There are people who just make such an impact in your life. Some inspire you and there are some who touch your heart. One such person in my life is Nana Linda.

I wish I could tell you a lot about Nana Linda but I can’t. I have never met this woman in person.

One my friends in my healing circle gave me her number. I was told that she’s a medium and whenever I had problems to just call her. It took me a while to get through. At first, I thought so many people were trying to call her too. Until I got lucky one day….

I was having a catharsis about my relationship with my mother. I was distraught and I was crying all morning. I didn’t know what I was thinking but my fingers started dialing her number and in one ring, she answered the phone.  I was nervous. Why am I going to talk to this stranger about my personal issues? And she doesn’t take payment too? This is embarassing.

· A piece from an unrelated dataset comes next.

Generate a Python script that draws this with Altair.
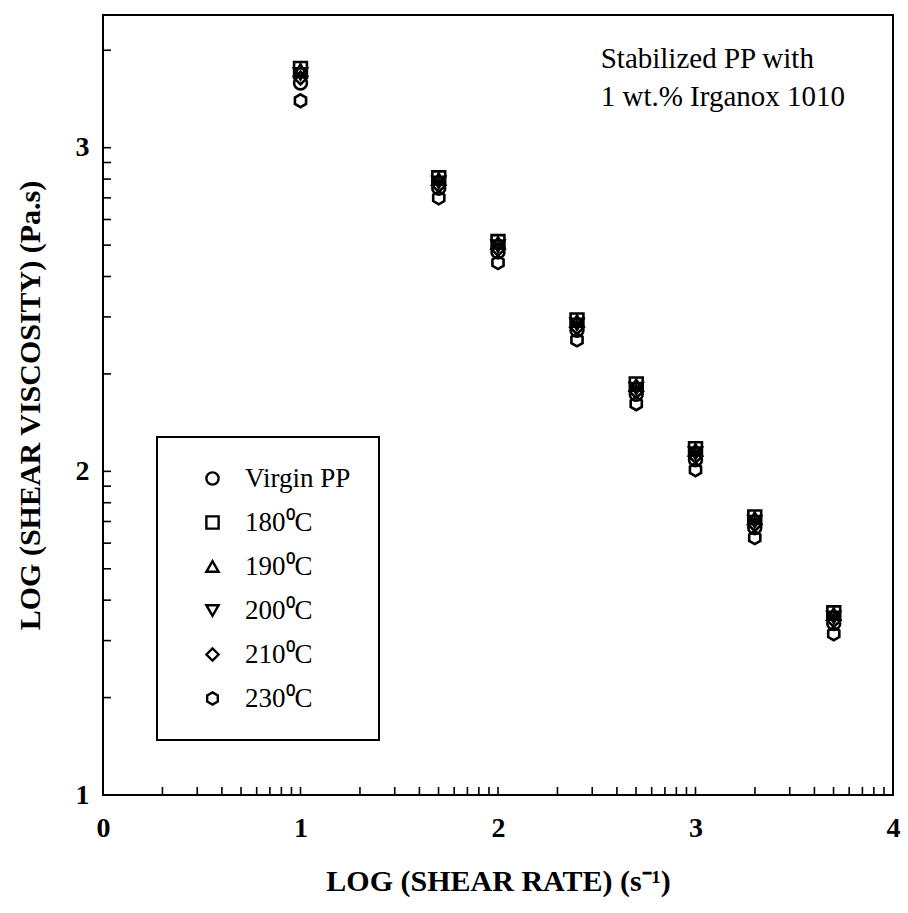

As it turns out, I didn’t have to talk about my problems. She was very friendly. She asked my name and asked me how she could help. I was speechless and embarassed. She could hear my sobs that I was trying so hard to hold back. In didn’t take long for her to speak of words of comfort that just kept pouring out of her so effortlessly.

I didn’t get a chance to speak about my problems and I could barely remember what she told me but I do remember feeling the pain from my heart being lifted. I could feel her sincerity and her understanding of what I was going through. She didn’t offer me any logical explanation nor solution to my pain yet she knew exactly where to get my strength from. She gave me solace that I thought was impossible for me. She is not a proponent of tough love nor sarcastic wit. She does not impose her age as the reason for her wisdom. Her wisdom comes from her compassion and sincerity to help. Her words will soothe you with motherly comfort yet she allows you that space to grow on your own.

My conversations with her didn’t stop from there. Everytime I was shaken she was always there. There were times wherein I just wanted to get her input and those were the times when she was busy or out. I had concluded that each opportunity I had with her where the right moments and everytime I challenged them, it was certain that I will not be able to speak with her. I had learned to chill everytime that happens. I would conclude it as a message that it was not the right time or there was no need for me to speak with her at that moment.

hands loveIt has been more than a year and I’m no longer embarassed to shed my tears. She’s always glad to hear from me and she always asks me how I am with genuine concern. Our conversations are much lighter now. She can tease me and I can laugh and joke a little bit. Shes knows me so well now. She knows how bratty and hardheaded I can be and my need for patience. She acknowledges my intelligence and my need for compassion and forgiveness. She knows how to work around my quirks and make me laugh. She knows when and where to stroke my ego yet knows how to keep it from getting bloated. :-D She has such a beautiful soul that I just want to reach out and do something for her but I respect her need for keeping her gift and her life private. Even if she doesn’t ever get to read this small tribute for her, I am certain that she is thankful and that she showers me with her blessings of light and love.

I love you, Nana Linda…. I know you love me too. :-D A time will come to for us to finally meet until then I will try my best to be the daughter I was meant to be.